* WHAT THE TASK REQUIRES:
Carry none of the pictures over; set down the material below exactly.

__________

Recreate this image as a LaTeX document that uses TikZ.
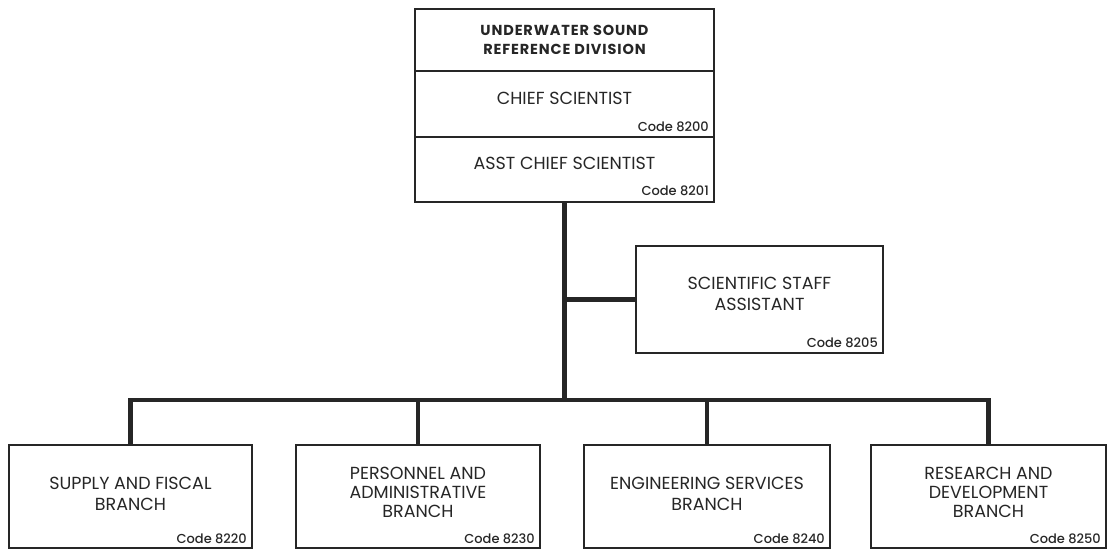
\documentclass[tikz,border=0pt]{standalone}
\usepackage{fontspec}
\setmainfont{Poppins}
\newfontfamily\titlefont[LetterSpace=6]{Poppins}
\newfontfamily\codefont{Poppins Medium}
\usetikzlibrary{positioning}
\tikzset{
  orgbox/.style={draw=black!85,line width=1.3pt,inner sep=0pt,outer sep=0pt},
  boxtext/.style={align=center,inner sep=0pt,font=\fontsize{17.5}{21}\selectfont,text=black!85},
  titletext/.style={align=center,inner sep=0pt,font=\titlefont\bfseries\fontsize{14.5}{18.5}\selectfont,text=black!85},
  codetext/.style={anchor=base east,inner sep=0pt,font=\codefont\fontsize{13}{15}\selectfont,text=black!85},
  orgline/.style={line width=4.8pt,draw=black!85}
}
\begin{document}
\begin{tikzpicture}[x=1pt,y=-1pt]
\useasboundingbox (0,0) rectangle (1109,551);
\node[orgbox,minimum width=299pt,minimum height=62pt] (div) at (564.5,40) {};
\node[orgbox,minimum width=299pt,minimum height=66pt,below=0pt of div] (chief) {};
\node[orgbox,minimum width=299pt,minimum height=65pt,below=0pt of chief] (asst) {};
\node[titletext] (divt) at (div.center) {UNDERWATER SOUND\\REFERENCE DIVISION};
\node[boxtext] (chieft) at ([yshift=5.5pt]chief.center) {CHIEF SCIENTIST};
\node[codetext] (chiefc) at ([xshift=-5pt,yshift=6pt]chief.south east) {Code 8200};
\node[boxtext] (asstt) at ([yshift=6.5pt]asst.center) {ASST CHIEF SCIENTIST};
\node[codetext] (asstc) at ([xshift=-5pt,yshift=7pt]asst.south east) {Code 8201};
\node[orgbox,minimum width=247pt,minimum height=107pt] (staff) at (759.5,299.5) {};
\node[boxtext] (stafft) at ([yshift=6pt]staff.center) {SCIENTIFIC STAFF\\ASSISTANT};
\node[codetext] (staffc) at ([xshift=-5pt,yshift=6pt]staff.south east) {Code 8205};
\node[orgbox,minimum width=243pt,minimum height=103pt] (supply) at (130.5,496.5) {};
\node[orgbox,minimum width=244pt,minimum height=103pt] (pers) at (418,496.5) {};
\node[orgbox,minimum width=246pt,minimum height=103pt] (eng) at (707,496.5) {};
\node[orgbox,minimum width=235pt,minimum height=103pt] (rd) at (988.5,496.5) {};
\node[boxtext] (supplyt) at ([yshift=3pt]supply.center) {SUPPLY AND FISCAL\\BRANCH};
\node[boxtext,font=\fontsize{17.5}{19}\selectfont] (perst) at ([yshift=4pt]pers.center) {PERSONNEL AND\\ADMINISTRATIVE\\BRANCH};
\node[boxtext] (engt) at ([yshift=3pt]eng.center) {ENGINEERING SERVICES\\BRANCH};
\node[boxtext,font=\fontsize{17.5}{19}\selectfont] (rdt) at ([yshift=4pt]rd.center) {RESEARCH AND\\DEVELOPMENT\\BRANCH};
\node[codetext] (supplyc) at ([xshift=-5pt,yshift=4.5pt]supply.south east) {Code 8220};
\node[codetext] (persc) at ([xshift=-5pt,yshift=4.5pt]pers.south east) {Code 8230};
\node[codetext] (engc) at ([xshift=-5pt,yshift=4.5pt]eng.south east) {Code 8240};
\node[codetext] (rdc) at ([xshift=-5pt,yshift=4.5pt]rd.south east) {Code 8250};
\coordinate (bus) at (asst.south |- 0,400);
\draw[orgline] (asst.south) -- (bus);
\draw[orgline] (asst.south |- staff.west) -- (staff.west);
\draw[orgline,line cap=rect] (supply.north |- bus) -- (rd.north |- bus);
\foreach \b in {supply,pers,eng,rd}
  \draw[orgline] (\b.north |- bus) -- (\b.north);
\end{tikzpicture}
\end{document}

__________

* SOLUTION BELOW:
Recreate this image as a LaTeX document that uses TikZ.
\documentclass[tikz,border=0pt]{standalone}
\usepackage{fontspec}
\setmainfont{Poppins}
\newfontfamily\titlefont[LetterSpace=6]{Poppins}
\newfontfamily\codefont{Poppins Medium}
\usetikzlibrary{positioning}
\tikzset{
  orgbox/.style={draw=black!85,line width=1.3pt,inner sep=0pt,outer sep=0pt},
  boxtext/.style={align=center,inner sep=0pt,font=\fontsize{17.5}{21}\selectfont,text=black!85},
  titletext/.style={align=center,inner sep=0pt,font=\titlefont\bfseries\fontsize{14.5}{18.5}\selectfont,text=black!85},
  codetext/.style={anchor=base east,inner sep=0pt,font=\codefont\fontsize{13}{15}\selectfont,text=black!85},
  orgline/.style={line width=4.8pt,draw=black!85}
}
\begin{document}
\begin{tikzpicture}[x=1pt,y=-1pt]
\useasboundingbox (0,0) rectangle (1109,551);
\node[orgbox,minimum width=299pt,minimum height=62pt] (div) at (564.5,40) {};
\node[orgbox,minimum width=299pt,minimum height=66pt,below=0pt of div] (chief) {};
\node[orgbox,minimum width=299pt,minimum height=65pt,below=0pt of chief] (asst) {};
\node[titletext] (divt) at (div.center) {UNDERWATER SOUND\\REFERENCE DIVISION};
\node[boxtext] (chieft) at ([yshift=5.5pt]chief.center) {CHIEF SCIENTIST};
\node[codetext] (chiefc) at ([xshift=-5pt,yshift=6pt]chief.south east) {Code 8200};
\node[boxtext] (asstt) at ([yshift=6.5pt]asst.center) {ASST CHIEF SCIENTIST};
\node[codetext] (asstc) at ([xshift=-5pt,yshift=7pt]asst.south east) {Code 8201};
\node[orgbox,minimum width=247pt,minimum height=107pt] (staff) at (759.5,299.5) {};
\node[boxtext] (stafft) at ([yshift=6pt]staff.center) {SCIENTIFIC STAFF\\ASSISTANT};
\node[codetext] (staffc) at ([xshift=-5pt,yshift=6pt]staff.south east) {Code 8205};
\node[orgbox,minimum width=243pt,minimum height=103pt] (supply) at (130.5,496.5) {};
\node[orgbox,minimum width=244pt,minimum height=103pt] (pers) at (418,496.5) {};
\node[orgbox,minimum width=246pt,minimum height=103pt] (eng) at (707,496.5) {};
\node[orgbox,minimum width=235pt,minimum height=103pt] (rd) at (988.5,496.5) {};
\node[boxtext] (supplyt) at ([yshift=3pt]supply.center) {SUPPLY AND FISCAL\\BRANCH};
\node[boxtext,font=\fontsize{17.5}{19}\selectfont] (perst) at ([yshift=4pt]pers.center) {PERSONNEL AND\\ADMINISTRATIVE\\BRANCH};
\node[boxtext] (engt) at ([yshift=3pt]eng.center) {ENGINEERING SERVICES\\BRANCH};
\node[boxtext,font=\fontsize{17.5}{19}\selectfont] (rdt) at ([yshift=4pt]rd.center) {RESEARCH AND\\DEVELOPMENT\\BRANCH};
\node[codetext] (supplyc) at ([xshift=-5pt,yshift=4.5pt]supply.south east) {Code 8220};
\node[codetext] (persc) at ([xshift=-5pt,yshift=4.5pt]pers.south east) {Code 8230};
\node[codetext] (engc) at ([xshift=-5pt,yshift=4.5pt]eng.south east) {Code 8240};
\node[codetext] (rdc) at ([xshift=-5pt,yshift=4.5pt]rd.south east) {Code 8250};
\coordinate (bus) at (asst.south |- 0,400);
\draw[orgline] (asst.south) -- (bus);
\draw[orgline] (asst.south |- staff.west) -- (staff.west);
\draw[orgline,line cap=rect] (supply.north |- bus) -- (rd.north |- bus);
\foreach \b in {supply,pers,eng,rd}
  \draw[orgline] (\b.north |- bus) -- (\b.north);
\end{tikzpicture}
\end{document}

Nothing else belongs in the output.